Tldr: we are 24, been together 3 years

Last time we had sex I cried after as it was so bad. He didn’t do anything for me, after foreplay we had sex for a few minutes and then he was done.

I know I’m really good in bed. I pull out all the stops, I make sure my partner has a great time. I just wish I could get that energy from him.

I tried to confront him yesterday, saying that when he doesn’t do anything to me it makes me self conscious that he doesn’t want to touch me. He said I was projecting my body insecurities onto him as I’ve recently gained some weight which I’ve been openly upset about.

I’ve started using metaphors like “McDonalds drive through” and “sit down fancy restaurant” and when he initiates I’ll say “do you want drive through sex or fancy sit down restaurant sex?” To try and improve our communication.

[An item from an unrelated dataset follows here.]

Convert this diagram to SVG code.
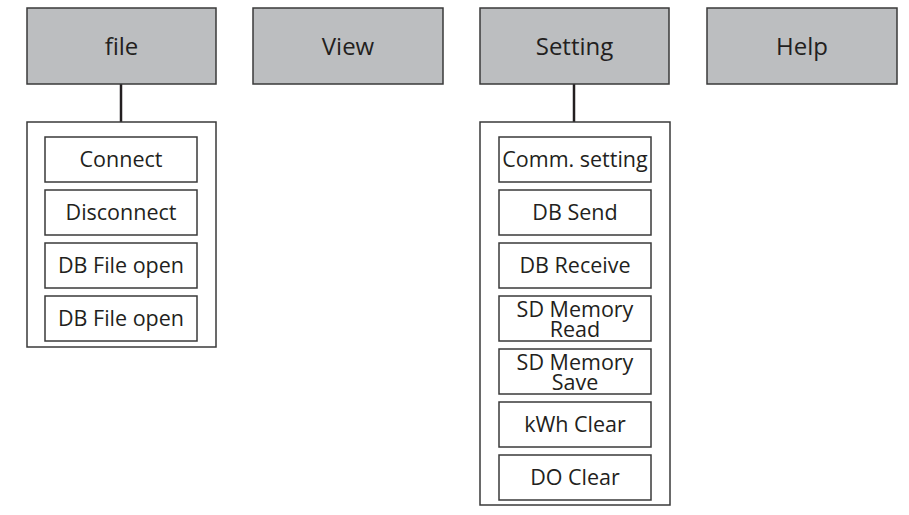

The latter is having music on, nice lighting, a 40 min session with a ton of foreplay as actual sex doesn’t do much for me. McDonalds drive through sex is fine, a quickie can be fun, but it’s now basically the only sex we have. I can’t remember the last time I had decent foreplay done to me.

This is an ongoing issue and it’s making me so sad. I’m starting to feel like the only way I’ll ever have good sex again in my life is if I cheat or leave him. I’ve never cheated and could never go through with it but I’m starting to have a wandering eye which I’ve never had before.

In the past we’ve had amazing sex – I wouldn’t be with him if he was like this at the beginning. There’s always an excuse, he’s tired, he’s sick, he’s too horny to bother with long foreplay, I take too long etc etc.

All I get is excuses, I don’t see any real desire from him to make me enjoy sex. I don’t know what to do, I don’t want to be someone that withholds and weaponises sex in a relationship. But honestly, I’d much rather not have sex at all than have rubbish sex that makes me feel used and sad after.